When director Kevin Smith was kicked off a Southwest Airlines flight for being too large for a single seat, he tweeted his indignation. He happened to have 1.6 million followers on Twitter, which was not good for Southwest.

What amazed me, however, is that Southwest responded with their own tweet offering an apology only 16 minutes later. They noticed it, realised its significance, had some kind of crisis management meeting, made a decision to act, wrote the apology, and tweeted it – all within 16 minutes. Fantastic! They still got a lot of flack, but many people proved to be sympathetic because they had reacted quickly, honestly, and generously:

@ThatKevinSmith hey Kevin! I’m so sorry for your experience tonight! Hopefully we can make things right, please follow so we may DM!

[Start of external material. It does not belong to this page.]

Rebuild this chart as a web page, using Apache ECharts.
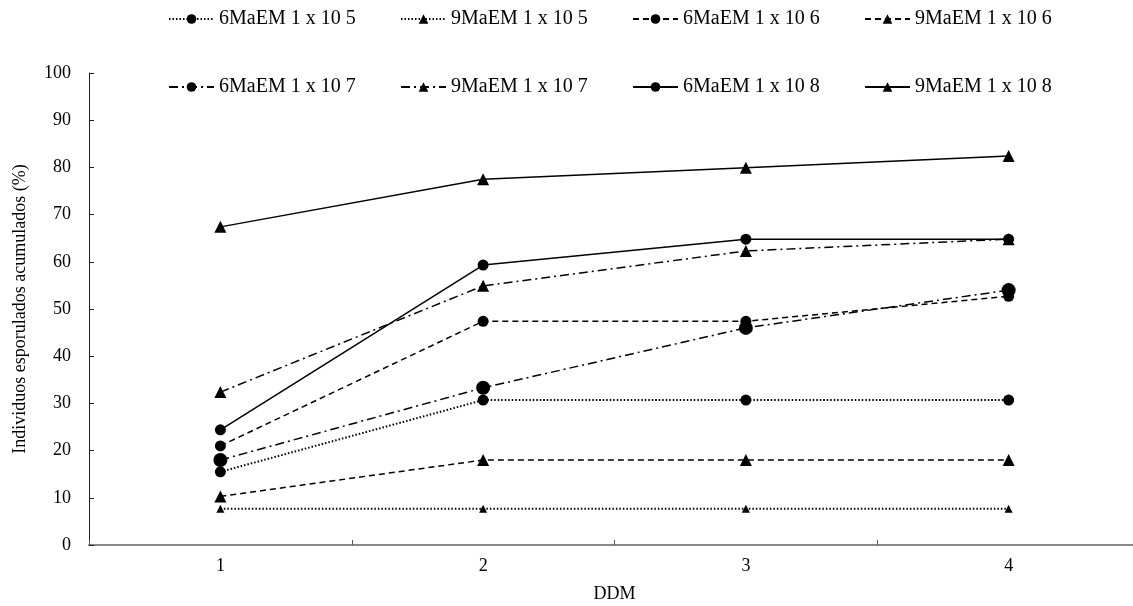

Marcus analyses the Pretzel Crisp/anorexia controversy. And here is a straightforward but very instructive example of how one company responded to customer complaints:

This past July, LOFT, a brand owned by Ann Taylor Inc., posted photos on its Facebook page of a tall, blonde model wearing LOFT’s new silk cargo pants, with a click-to-buy link in the captions.

What happened next is a perfect example of how social media can suddenly turn on you, even when you’ve done nothing “wrong,” or seemingly out of the ordinary. Fans of the brand complained that while the pants looked good on the model, they weren’t so flattering on anyone who wasn’t 5’10 and stick thin.

Fans requested that LOFT prove their pants could look good on “real women.” And they did. The following day, the company posted photos to Facebook again, this time with their own staff posing in the pants. The “real women” came from different company departments and ranged from a size 2 to size 12, and in height from 5’3″ to 5’10”.

This is a perfect example of how to turn a possible threat via social media into an opportunity. Ann Taylor had the good sense to stop the attack before it escalated. Here customers had a direct and valid complaint about a product and how it was featured. The company did the best thing possible, they stayed calm and listened to the comments. They took the comments into consideration and came up with a constructive resolution.

By responding to Fan requests to post photos of women of different sizes wearing the pants, the company proved that they really do listen and care about their customer concerns, and they were able to back up the product. It’s a double win for Ann Taylor as they actually gained customer support, while avoiding a potential disaster.